Por: Luis Carbajal C.
Todos llevamos en la memoria a un profesor que marcó nuestras vidas. No tanto por las fórmulas que enseñó o los exámenes que corrigió, sino por cómo nos hizo sentir. En mi caso, ese maestro es una persona culta, apasionada por el conocimiento, siempre con algo interesante que compartir. Es quien me impactó por su capacidad de conectarse con nosotros, de mirar más allá del alumno y ver a la persona.

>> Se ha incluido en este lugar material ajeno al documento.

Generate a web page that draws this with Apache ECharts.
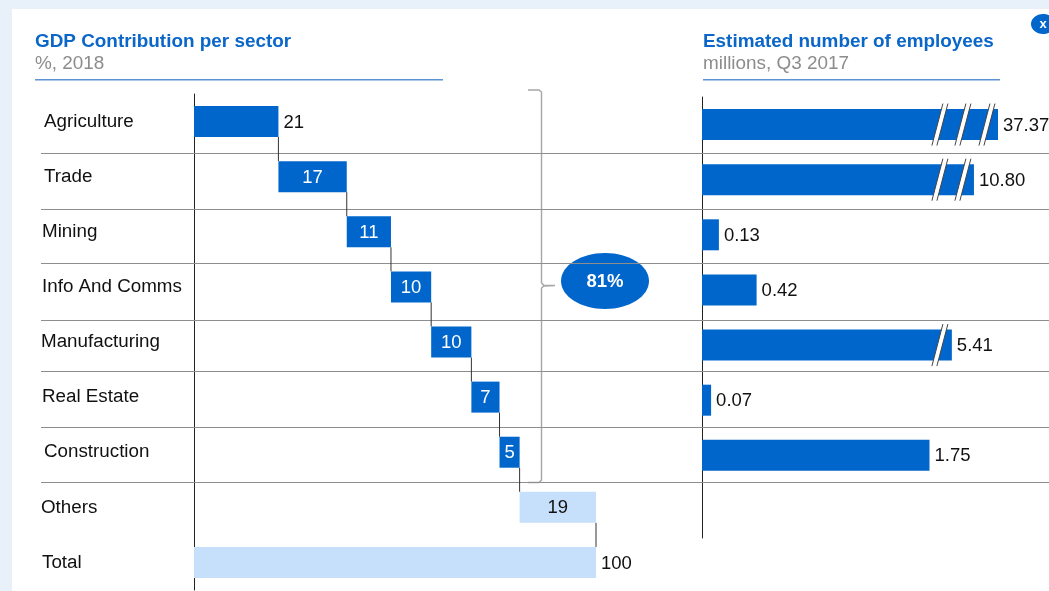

Porque entendí que una clase puede estar llena de datos y, aun así, sentirse vacía si le falta lo esencial: alma, empatía y vocación. Y ese es el profesor que todos necesitamos, el que no solo transmite contenidos, sino que construye aprendizajes junto a nosotros. Su verdadera misión es formar personas con pensamiento crítico, con carácter y con valores que guíen nuestra vida, más allá de las calificaciones.
Hoy entiendo las palabras de Candelaria Zegarra, al referirse a nuestros profesores como “maestros”: a ese que no solo es experto en su materia, sino también es aquel que pregunta cómo estamos, que nos ofrece su ayuda sin que se la pidiéramos, que escucha de verdad. Con gestos sencillos —una palabra, una mirada, un consejo— nos muestra que la educación también pasa por el corazón.
Y entonces entendimos todos que no basta con ser brillantes en lo académico si no cultivamos también nuestra humanidad. Que no se trata solo saber, sino de ser. Que la educación verdadera nos enseña a pensar, sí, pero también a sentir, a actuar con justicia, a comprometernos con los demás y con el mundo.
Por eso, los buenos maestros no solo enseñan. Forman, inspiran y Transforman. Nos preparan no solo para rendir pruebas, sino para vivir con sentido. Nos ayudan a construir un criterio, a mantener la esperanza y a buscar siempre el bien, aun en medio de la confusión.